DATASET ENTRIES:
--- Begin ---

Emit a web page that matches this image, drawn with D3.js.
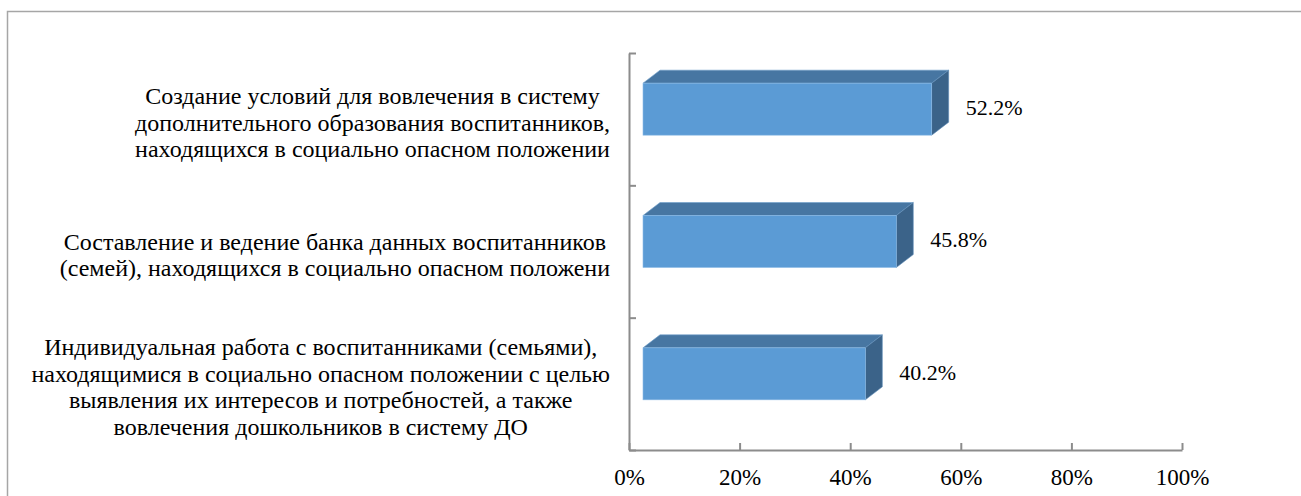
<!DOCTYPE html>
<html>
<head>
<meta charset="utf-8">
<script src="https://cdn.jsdelivr.net/npm/d3@7"></script>
<style>
  body { margin: 0; background: #fff; }
</style>
</head>
<body>
<svg width="1301" height="496"></svg>
<script>
// data, top to bottom
const categories = [
  ["Создание условий для вовлечения в систему",
   "дополнительного образования воспитанников,",
   "находящихся в социально опасном положении"],
  ["Составление и ведение банка данных воспитанников",
   "(семей), находящихся в социально опасном положени"],
  ["Индивидуальная работа с воспитанниками (семьями),",
   "находящимися в социально опасном положении с целью",
   "выявления их интересов и потребностей, а также",
   "вовлечения дошкольников в систему ДО"]
];
const values = [0.522, 0.458, 0.402];
const xTicks = [0, 0.2, 0.4, 0.6, 0.8, 1];

const serif = '"Times New Roman", Tinos, "Liberation Serif", "Noto Serif", "DejaVu Serif", serif';
let svg = d3.select("svg");
let width = 1301;
let height = 496;

// frame
svg.append("path")
  .attr("d", `M7.5,${height} V11.5 H${width}`)
  .attr("fill", "none")
  .attr("stroke", "#a6a6a6")
  .attr("stroke-width", 1.5);

let plotLeft = 629, plotRight = 1182, plotTop = 53, plotBottom = 450;

let xScale = d3.scaleLinear().domain([0, 1]).range([plotLeft, plotRight]);
let yScale = d3.scaleBand().domain(d3.range(categories.length)).range([plotTop, plotBottom]);
let yEdge = d3.scaleLinear().domain([0, categories.length]).range([plotTop, plotBottom]);

// axes
let xAxis = d3.axisBottom(xScale)
  .tickValues(xTicks)
  .tickFormat(d3.format(".0%"))
  .tickSizeInner(-7)
  .tickSizeOuter(0)
  .tickPadding(19);
let gx = svg.append("g")
  .attr("transform", `translate(0, ${plotBottom})`)
  .call(xAxis)
  .attr("font-family", serif)
  .attr("font-size", 23);
gx.selectAll("text").attr("fill", "#000");

let yAxis = d3.axisRight(yEdge)
  .tickValues(d3.range(categories.length + 1))
  .tickFormat("")
  .tickSizeInner(7)
  .tickSizeOuter(0);
svg.append("g")
  .attr("transform", `translate(${plotLeft}, 0)`)
  .call(yAxis);

svg.selectAll(".domain, .tick line")
  .attr("stroke", "#8c8c8c")
  .attr("stroke-width", 2);

// 3D bars
let offX = 14, offY = -10;   // front face shift
let dx = 17, dy = 13;        // depth
let barH = 52;
let x0 = xScale(0) + offX;

let bars = svg.selectAll(".bar")
  .data(values)
  .enter()
  .append("g")
  .attr("class", "bar");

bars.each(function (v, i) {
  let g = d3.select(this);
  let cy = yScale(i) + yScale.bandwidth() / 2 + offY;
  let yt = cy - barH / 2, yb = cy + barH / 2;
  let xe = x0 + xScale(v) - xScale(0);
  g.append("polygon")
    .attr("points", [[x0, yt], [x0 + dx, yt - dy], [xe + dx, yt - dy], [xe, yt]].join(" "))
    .attr("fill", "#4776a2")
    .attr("stroke", "#6f9fcb")
    .attr("stroke-width", 0.6);
  g.append("polygon")
    .attr("points", [[xe, yt], [xe + dx, yt - dy], [xe + dx, yb - dy], [xe, yb]].join(" "))
    .attr("fill", "#3b6389")
    .attr("stroke", "#5f8db8")
    .attr("stroke-width", 0.6);
  g.append("rect")
    .attr("x", x0)
    .attr("y", yt)
    .attr("width", xe - x0)
    .attr("height", barH)
    .attr("fill", "#5b9bd5")
    .attr("stroke", "#8cbbe6")
    .attr("stroke-width", 0.6);
  g.append("text")
    .attr("x", xe + dx + 17)
    .attr("y", cy - 2)
    .attr("dy", "0.35em")
    .attr("font-family", serif)
    .attr("font-size", 22)
    .text(d3.format(".1%")(v));
});

// category labels
let lineH = 26.5;
let labelRight = 610;
categories.forEach((lines, i) => {
  let cy = yScale(i) + yScale.bandwidth() / 2 + 3;
  let t = svg.append("text")
    .attr("text-anchor", "middle")
    .attr("font-family", serif)
    .attr("font-size", 24);
  let spans = t.selectAll("tspan")
    .data(lines)
    .enter()
    .append("tspan")
    .attr("y", (d, k) => cy + (k - (lines.length - 1) / 2) * lineH)
    .attr("dy", "0.35em")
    .text(d => d);
  let maxW = d3.max(spans.nodes(), n => n.getComputedTextLength());
  spans.attr("x", labelRight - maxW / 2);
});
</script>
</body>
</html>
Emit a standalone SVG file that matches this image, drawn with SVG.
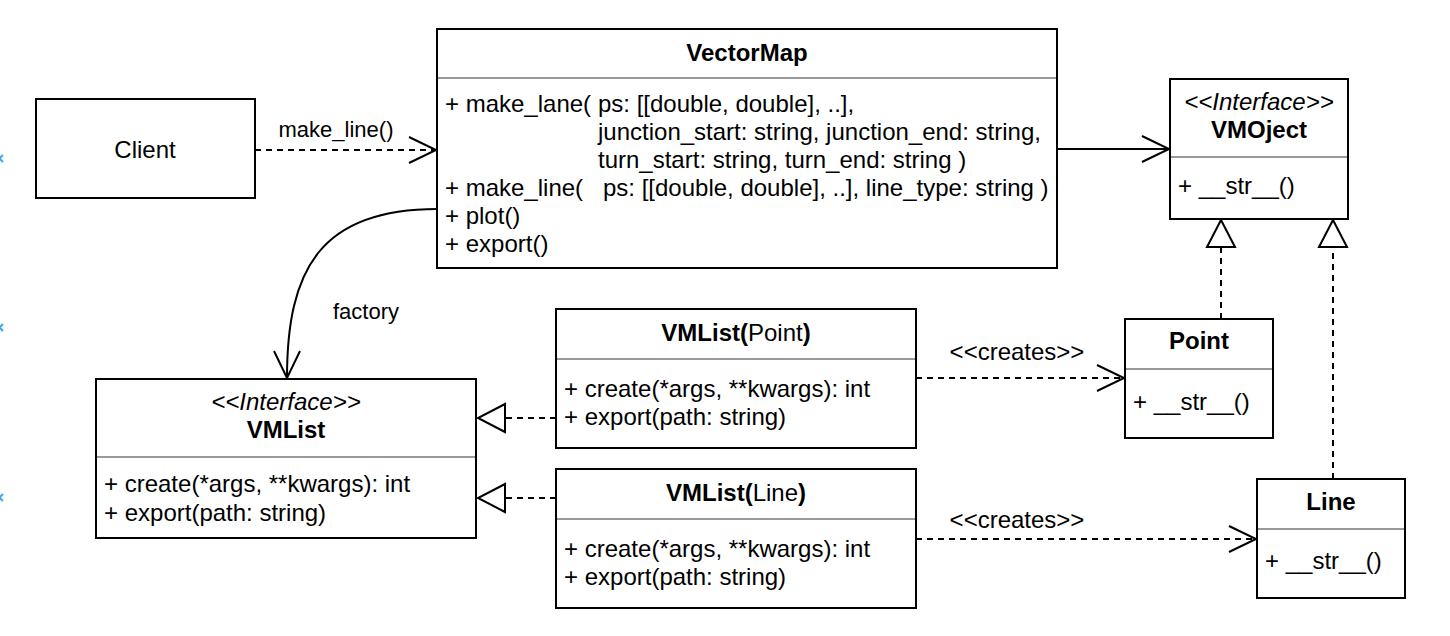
<svg xmlns="http://www.w3.org/2000/svg" width="1450" height="636" viewBox="0 0 1450 636">
<style>
  text { font-family: "Liberation Sans", Arial, Helvetica, sans-serif; font-size: 24px; fill: #000; }
  .box { fill: #fff; stroke: #000; stroke-width: 2; }
  .sep { stroke: #999; stroke-width: 2; fill: none; }
  .b { font-weight: bold; }
  .it { font-style: italic; }
  .c { text-anchor: middle; }
  .lbl { font-size: 22px; }
  .edge { fill: none; stroke: #000; stroke-width: 2; }
  .dash { stroke-dasharray: 6 5; }
  .hint { stroke: #3aa9e8; stroke-width: 2; fill: none; }
</style>
<defs>
  <marker id="open" markerUnits="userSpaceOnUse" markerWidth="32" markerHeight="32" viewBox="-2 -2 32 32" refX="27" refY="13" orient="auto" overflow="visible">
    <path d="M0,0 L27,13 L0,26" fill="none" stroke="#000" stroke-width="2" stroke-dasharray="none"/>
  </marker>
  <marker id="tri" markerUnits="userSpaceOnUse" markerWidth="32" markerHeight="32" viewBox="-2 -2 32 32" refX="27" refY="14" orient="auto" overflow="visible">
    <path d="M0,0 L27,14 L0,28 Z" fill="#fff" stroke="#000" stroke-width="2" stroke-dasharray="none"/>
  </marker>
</defs>
<rect width="1450" height="636" fill="#fff"/>

<g id="hints">
  <path class="hint" d="M-4,155 L3,162 M-4,162 L3,155"/>
  <path class="hint" d="M-4,324 L3,331 M-4,331 L3,324"/>
  <path class="hint" d="M-4,494 L3,501 M-4,501 L3,494"/>
</g>

<g id="connectors">
  <path class="edge dash" d="M255,150 L436,150" marker-end="url(#open)"/>
  <text class="lbl c" x="336" y="137">make_line()</text>
  <path class="edge" d="M1057,149 L1169,149" marker-end="url(#open)"/>
  <path class="edge" d="M437,209 C320,209 287,270 287,378" marker-end="url(#open)"/>
  <text class="lbl c" x="366" y="319">factory</text>
  <path class="edge dash" d="M556,418 L478,418" marker-end="url(#tri)"/>
  <path class="edge dash" d="M556,498 L478,498" marker-end="url(#tri)"/>
  <path class="edge dash" d="M916,378 L1124,378" marker-end="url(#open)"/>
  <text class="c" x="1017" y="360">&lt;&lt;creates&gt;&gt;</text>
  <path class="edge dash" d="M916,539 L1256,539" marker-end="url(#open)"/>
  <text class="c" x="1017" y="528">&lt;&lt;creates&gt;&gt;</text>
  <path class="edge dash" d="M1221,319 L1221,220" marker-end="url(#tri)"/>
  <path class="edge dash" d="M1333,479 L1333,220" marker-end="url(#tri)"/>
</g>

<g id="client">
  <rect class="box" x="36" y="99" width="219" height="99"/>
  <text class="c" x="145" y="158">Client</text>
</g>

<g id="vectormap">
  <rect class="box" x="437" y="29" width="620" height="239"/>
  <text class="b c" x="747" y="61">VectorMap</text>
  <line class="sep" x1="438" y1="78" x2="1056" y2="78"/>
  <text x="445" y="112">+ make_lane(</text>
  <text x="598" y="112">ps: [[double, double], ..],</text>
  <text x="598" y="140">junction_start: string, junction_end: string,</text>
  <text x="598" y="168">turn_start: string, turn_end: string )</text>
  <text x="445" y="196">+ make_line(</text>
  <text x="603" y="196">ps: [[double, double], ..], line_type: string )</text>
  <text x="445" y="224">+ plot()</text>
  <text x="445" y="252">+ export()</text>
</g>

<g id="vmobject">
  <rect class="box" x="1170" y="79" width="178" height="140"/>
  <text class="it c" x="1259" y="110">&lt;&lt;Interface&gt;&gt;</text>
  <text class="b c" x="1259" y="138">VMOject</text>
  <line class="sep" x1="1171" y1="157" x2="1347" y2="157"/>
  <text x="1178" y="194">+ __str__()</text>
</g>

<g id="point">
  <rect class="box" x="1125" y="319" width="148" height="119"/>
  <text class="b c" x="1199" y="349">Point</text>
  <line class="sep" x1="1126" y1="369" x2="1272" y2="369"/>
  <text x="1133" y="410">+ __str__()</text>
</g>

<g id="line">
  <rect class="box" x="1257" y="479" width="148" height="119"/>
  <text class="b c" x="1331" y="510">Line</text>
  <line class="sep" x1="1258" y1="529" x2="1404" y2="529"/>
  <text x="1265" y="569">+ __str__()</text>
</g>

<g id="vmlist">
  <rect class="box" x="96" y="379" width="380" height="159"/>
  <text class="it c" x="286" y="410">&lt;&lt;Interface&gt;&gt;</text>
  <text class="b c" x="286" y="438">VMList</text>
  <line class="sep" x1="97" y1="457" x2="475" y2="457"/>
  <text x="104" y="492">+ create(*args, **kwargs): int</text>
  <text x="104" y="521">+ export(path: string)</text>
</g>

<g id="vmlist-point">
  <rect class="box" x="556" y="309" width="360" height="139"/>
  <text class="c" x="736" y="341"><tspan class="b">VMList(</tspan>Point<tspan class="b">)</tspan></text>
  <line class="sep" x1="557" y1="359" x2="915" y2="359"/>
  <text x="564" y="397">+ create(*args, **kwargs): int</text>
  <text x="564" y="425">+ export(path: string)</text>
</g>

<g id="vmlist-line">
  <rect class="box" x="556" y="469" width="360" height="139"/>
  <text class="c" x="736" y="501"><tspan class="b">VMList(</tspan>Line<tspan class="b">)</tspan></text>
  <line class="sep" x1="557" y1="519" x2="915" y2="519"/>
  <text x="564" y="557">+ create(*args, **kwargs): int</text>
  <text x="564" y="585">+ export(path: string)</text>
</g>
</svg>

--- End ---

Stop after the line containing "const xTicks = [0, 0.2, 0.4, 0.6, 0.8, 1];": copy the records exactly from the first line up to there, leaving pictures out.

TASK SOLUTION:
Emit a web page that matches this image, drawn with D3.js.
<!DOCTYPE html>
<html>
<head>
<meta charset="utf-8">
<script src="https://cdn.jsdelivr.net/npm/d3@7"></script>
<style>
  body { margin: 0; background: #fff; }
</style>
</head>
<body>
<svg width="1301" height="496"></svg>
<script>
// data, top to bottom
const categories = [
  ["Создание условий для вовлечения в систему",
   "дополнительного образования воспитанников,",
   "находящихся в социально опасном положении"],
  ["Составление и ведение банка данных воспитанников",
   "(семей), находящихся в социально опасном положени"],
  ["Индивидуальная работа с воспитанниками (семьями),",
   "находящимися в социально опасном положении с целью",
   "выявления их интересов и потребностей, а также",
   "вовлечения дошкольников в систему ДО"]
];
const values = [0.522, 0.458, 0.402];
const xTicks = [0, 0.2, 0.4, 0.6, 0.8, 1];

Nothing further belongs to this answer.